====== Dataset extract ======

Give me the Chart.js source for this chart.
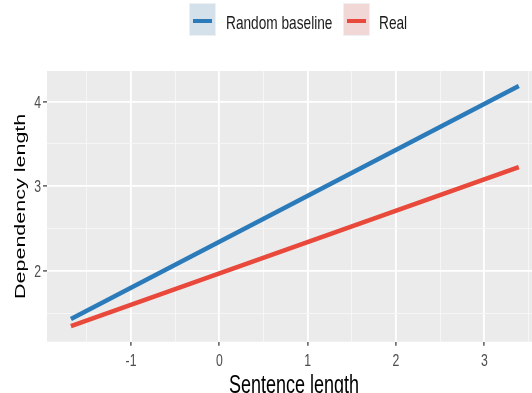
<!DOCTYPE html>
<html>
<head>
<meta charset="utf-8">
<script src="https://cdn.jsdelivr.net/npm/chart.js@4/dist/chart.umd.min.js"></script>
<style>
  html, body { margin: 0; padding: 0; background: #ffffff; overflow: hidden; width: 532px; height: 393px; }
  #wrap { position: relative; width: 532px; height: 400px; }
  #plot { position: absolute; left: 0; top: 0; }
  .key { position: absolute; top: 3px; width: 27px; height: 33px; box-sizing: border-box; border: 1px solid #eef1f4; }
  .key i { position: absolute; left: 3px; right: 3px; top: 15px; height: 4px; }
  .lab { position: absolute; top: 12.7px; line-height: 19px; font-size: 19px; color: #1a1a1a; white-space: nowrap;
         font-family: "Liberation Sans", Arial, sans-serif; transform: scaleX(0.72); transform-origin: 0 0; }
</style>
</head>
<body>
<div id="wrap">
  <canvas id="plot" width="532" height="400"></canvas>
</div>
<script>
// Fitted regression lines: endpoints of the observed sentence-length range
const sentenceLength = [-1.68, 3.39];
const randomBaseline = [1.433, 4.185];
const realLength     = [1.350, 3.228];

// Confidence bands around each fit
const randomLower = [1.418, 4.168];
const randomUpper = [1.448, 4.202];
const realLower   = [1.330, 3.203];
const realUpper   = [1.370, 3.253];

const seriesNames = ['Random baseline', 'Real'];
const lineColors  = ['#2b7bba', '#e8493b'];
const bandColors  = ['rgba(43,123,186,0.18)', 'rgba(232,73,59,0.18)'];
const keyFills    = ['#d4e0ea', '#f1d8d7'];

const xTicks = [-1.5, -1, -0.5, 0, 0.5, 1, 1.5, 2, 2.5, 3, 3.5];
const yTicks = [1.5, 2, 2.5, 3, 3.5, 4];
const xTitle = 'Sentence length';
const yTitle = 'Dependency length';

const FAMILY = '"Liberation Sans", Arial, sans-serif';
const SQUEEZE = 0.72;   // glyphs are drawn narrow and tall

const pts = (ys) => sentenceLength.map((x, i) => ({ x: x, y: ys[i] }));

// legend above the panel
const keyLeft = [189, 343];
const labLeft = [226, 379];
const wrap = document.getElementById('wrap');
seriesNames.forEach((name, i) => {
  const k = document.createElement('div');
  k.className = 'key';
  k.style.left = keyLeft[i] + 'px';
  k.style.background = keyFills[i];
  const bar = document.createElement('i');
  bar.style.background = lineColors[i];
  k.appendChild(bar);
  wrap.appendChild(k);
  const t = document.createElement('div');
  t.className = 'lab';
  t.style.left = labLeft[i] + 'px';
  t.textContent = name;
  wrap.appendChild(t);
});

// grey panel behind the data
const panelBg = {
  id: 'panelBg',
  beforeDraw(chart) {
    const a = chart.chartArea, c = chart.ctx;
    c.save();
    c.fillStyle = '#ebebeb';
    c.fillRect(a.left, a.top, a.right - a.left, a.bottom - a.top);
    c.restore();
  }
};

const isMajor = (v) => Math.abs(v - Math.round(v)) < 1e-9;

// narrow text helper: x squeeze applied in screen space, then optional rotation
function squeezed(c, text, x, y, size, color, align, rot) {
  c.save();
  c.translate(x, y);
  c.scale(SQUEEZE, 1);
  if (rot) c.rotate(rot);
  c.font = size + 'px ' + FAMILY;
  c.fillStyle = color;
  c.textAlign = align;
  c.textBaseline = 'alphabetic';
  c.fillText(text, 0, 0);
  c.restore();
}

// tick labels and axis titles, placed through the chart's scales
const axisText = {
  id: 'axisText',
  afterDraw(chart) {
    const c = chart.ctx, xs = chart.scales.x, ys = chart.scales.y, a = chart.chartArea;
    xTicks.filter(isMajor).forEach((v) => {
      squeezed(c, String(v), xs.getPixelForValue(v), a.bottom + 24, 17, '#4d4d4d', 'center');
    });
    yTicks.filter(isMajor).forEach((v) => {
      squeezed(c, String(v), 41, ys.getPixelForValue(v) + 6.1, 17, '#4d4d4d', 'right');
    });
    squeezed(c, xTitle, 294, 393, 25, '#000000', 'center');
    squeezed(c, yTitle, 24.5, (a.top + a.bottom) / 2, 21.5, '#000000', 'center', -Math.PI / 2);
  }
};

const gridOpts = {
  color: (ctx) => isMajor(ctx.tick.value) ? '#ffffff' : '#f7f7f7',
  lineWidth: (ctx) => isMajor(ctx.tick.value) ? 1.8 : 0.9,
  tickColor: (ctx) => isMajor(ctx.tick.value) ? '#333333' : 'rgba(0,0,0,0)',
  tickWidth: 1.2,
  tickLength: 4,
  drawTicks: true
};

new Chart(document.getElementById('plot'), {
  type: 'line',
  data: {
    datasets: [
      { label: seriesNames[0], data: pts(randomBaseline), borderColor: lineColors[0], borderWidth: 4.5, fill: false },
      { label: seriesNames[1], data: pts(realLength), borderColor: lineColors[1], borderWidth: 4.5, fill: false },
      { label: 'band0u', data: pts(randomUpper), borderWidth: 0, backgroundColor: bandColors[0], fill: '+1' },
      { label: 'band0l', data: pts(randomLower), borderWidth: 0, fill: false },
      { label: 'band1u', data: pts(realUpper), borderWidth: 0, backgroundColor: bandColors[1], fill: '+1' },
      { label: 'band1l', data: pts(realLower), borderWidth: 0, fill: false }
    ]
  },
  plugins: [panelBg, axisText],
  options: {
    responsive: false,
    animation: false,
    devicePixelRatio: 1,
    layout: { padding: { top: 71, left: 0, right: 0, bottom: 0 } },
    elements: { point: { radius: 0 }, line: { tension: 0, borderCapStyle: 'butt' } },
    plugins: { legend: { display: false }, tooltip: { enabled: false } },
    scales: {
      x: {
        type: 'linear', min: -1.951, max: 3.54,
        afterBuildTicks: (s) => { s.ticks = xTicks.map((v) => ({ value: v })); },
        afterFit: (s) => { s.height = 400 - 341.7; },
        border: { display: false },
        grid: gridOpts,
        ticks: { display: false },
        title: { display: false }
      },
      y: {
        type: 'linear', min: 1.165, max: 4.362,
        afterBuildTicks: (s) => { s.ticks = yTicks.map((v) => ({ value: v })); },
        afterFit: (s) => { s.width = 47; },
        border: { display: false },
        grid: gridOpts,
        ticks: { display: false },
        title: { display: false }
      }
    }
  }
});
</script>
</body>
</html>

======

Write out the whole listing exactly, and drop the pictures.

Exercise answer:
Give me the Chart.js source for this chart.
<!DOCTYPE html>
<html>
<head>
<meta charset="utf-8">
<script src="https://cdn.jsdelivr.net/npm/chart.js@4/dist/chart.umd.min.js"></script>
<style>
  html, body { margin: 0; padding: 0; background: #ffffff; overflow: hidden; width: 532px; height: 393px; }
  #wrap { position: relative; width: 532px; height: 400px; }
  #plot { position: absolute; left: 0; top: 0; }
  .key { position: absolute; top: 3px; width: 27px; height: 33px; box-sizing: border-box; border: 1px solid #eef1f4; }
  .key i { position: absolute; left: 3px; right: 3px; top: 15px; height: 4px; }
  .lab { position: absolute; top: 12.7px; line-height: 19px; font-size: 19px; color: #1a1a1a; white-space: nowrap;
         font-family: "Liberation Sans", Arial, sans-serif; transform: scaleX(0.72); transform-origin: 0 0; }
</style>
</head>
<body>
<div id="wrap">
  <canvas id="plot" width="532" height="400"></canvas>
</div>
<script>
// Fitted regression lines: endpoints of the observed sentence-length range
const sentenceLength = [-1.68, 3.39];
const randomBaseline = [1.433, 4.185];
const realLength     = [1.350, 3.228];

// Confidence bands around each fit
const randomLower = [1.418, 4.168];
const randomUpper = [1.448, 4.202];
const realLower   = [1.330, 3.203];
const realUpper   = [1.370, 3.253];

const seriesNames = ['Random baseline', 'Real'];
const lineColors  = ['#2b7bba', '#e8493b'];
const bandColors  = ['rgba(43,123,186,0.18)', 'rgba(232,73,59,0.18)'];
const keyFills    = ['#d4e0ea', '#f1d8d7'];

const xTicks = [-1.5, -1, -0.5, 0, 0.5, 1, 1.5, 2, 2.5, 3, 3.5];
const yTicks = [1.5, 2, 2.5, 3, 3.5, 4];
const xTitle = 'Sentence length';
const yTitle = 'Dependency length';

const FAMILY = '"Liberation Sans", Arial, sans-serif';
const SQUEEZE = 0.72;   // glyphs are drawn narrow and tall

const pts = (ys) => sentenceLength.map((x, i) => ({ x: x, y: ys[i] }));

// legend above the panel
const keyLeft = [189, 343];
const labLeft = [226, 379];
const wrap = document.getElementById('wrap');
seriesNames.forEach((name, i) => {
  const k = document.createElement('div');
  k.className = 'key';
  k.style.left = keyLeft[i] + 'px';
  k.style.background = keyFills[i];
  const bar = document.createElement('i');
  bar.style.background = lineColors[i];
  k.appendChild(bar);
  wrap.appendChild(k);
  const t = document.createElement('div');
  t.className = 'lab';
  t.style.left = labLeft[i] + 'px';
  t.textContent = name;
  wrap.appendChild(t);
});

// grey panel behind the data
const panelBg = {
  id: 'panelBg',
  beforeDraw(chart) {
    const a = chart.chartArea, c = chart.ctx;
    c.save();
    c.fillStyle = '#ebebeb';
    c.fillRect(a.left, a.top, a.right - a.left, a.bottom - a.top);
    c.restore();
  }
};

const isMajor = (v) => Math.abs(v - Math.round(v)) < 1e-9;

// narrow text helper: x squeeze applied in screen space, then optional rotation
function squeezed(c, text, x, y, size, color, align, rot) {
  c.save();
  c.translate(x, y);
  c.scale(SQUEEZE, 1);
  if (rot) c.rotate(rot);
  c.font = size + 'px ' + FAMILY;
  c.fillStyle = color;
  c.textAlign = align;
  c.textBaseline = 'alphabetic';
  c.fillText(text, 0, 0);
  c.restore();
}

// tick labels and axis titles, placed through the chart's scales
const axisText = {
  id: 'axisText',
  afterDraw(chart) {
    const c = chart.ctx, xs = chart.scales.x, ys = chart.scales.y, a = chart.chartArea;
    xTicks.filter(isMajor).forEach((v) => {
      squeezed(c, String(v), xs.getPixelForValue(v), a.bottom + 24, 17, '#4d4d4d', 'center');
    });
    yTicks.filter(isMajor).forEach((v) => {
      squeezed(c, String(v), 41, ys.getPixelForValue(v) + 6.1, 17, '#4d4d4d', 'right');
    });
    squeezed(c, xTitle, 294, 393, 25, '#000000', 'center');
    squeezed(c, yTitle, 24.5, (a.top + a.bottom) / 2, 21.5, '#000000', 'center', -Math.PI / 2);
  }
};

const gridOpts = {
  color: (ctx) => isMajor(ctx.tick.value) ? '#ffffff' : '#f7f7f7',
  lineWidth: (ctx) => isMajor(ctx.tick.value) ? 1.8 : 0.9,
  tickColor: (ctx) => isMajor(ctx.tick.value) ? '#333333' : 'rgba(0,0,0,0)',
  tickWidth: 1.2,
  tickLength: 4,
  drawTicks: true
};

new Chart(document.getElementById('plot'), {
  type: 'line',
  data: {
    datasets: [
      { label: seriesNames[0], data: pts(randomBaseline), borderColor: lineColors[0], borderWidth: 4.5, fill: false },
      { label: seriesNames[1], data: pts(realLength), borderColor: lineColors[1], borderWidth: 4.5, fill: false },
      { label: 'band0u', data: pts(randomUpper), borderWidth: 0, backgroundColor: bandColors[0], fill: '+1' },
      { label: 'band0l', data: pts(randomLower), borderWidth: 0, fill: false },
      { label: 'band1u', data: pts(realUpper), borderWidth: 0, backgroundColor: bandColors[1], fill: '+1' },
      { label: 'band1l', data: pts(realLower), borderWidth: 0, fill: false }
    ]
  },
  plugins: [panelBg, axisText],
  options: {
    responsive: false,
    animation: false,
    devicePixelRatio: 1,
    layout: { padding: { top: 71, left: 0, right: 0, bottom: 0 } },
    elements: { point: { radius: 0 }, line: { tension: 0, borderCapStyle: 'butt' } },
    plugins: { legend: { display: false }, tooltip: { enabled: false } },
    scales: {
      x: {
        type: 'linear', min: -1.951, max: 3.54,
        afterBuildTicks: (s) => { s.ticks = xTicks.map((v) => ({ value: v })); },
        afterFit: (s) => { s.height = 400 - 341.7; },
        border: { display: false },
        grid: gridOpts,
        ticks: { display: false },
        title: { display: false }
      },
      y: {
        type: 'linear', min: 1.165, max: 4.362,
        afterBuildTicks: (s) => { s.ticks = yTicks.map((v) => ({ value: v })); },
        afterFit: (s) => { s.width = 47; },
        border: { display: false },
        grid: gridOpts,
        ticks: { display: false },
        title: { display: false }
      }
    }
  }
});
</script>
</body>
</html>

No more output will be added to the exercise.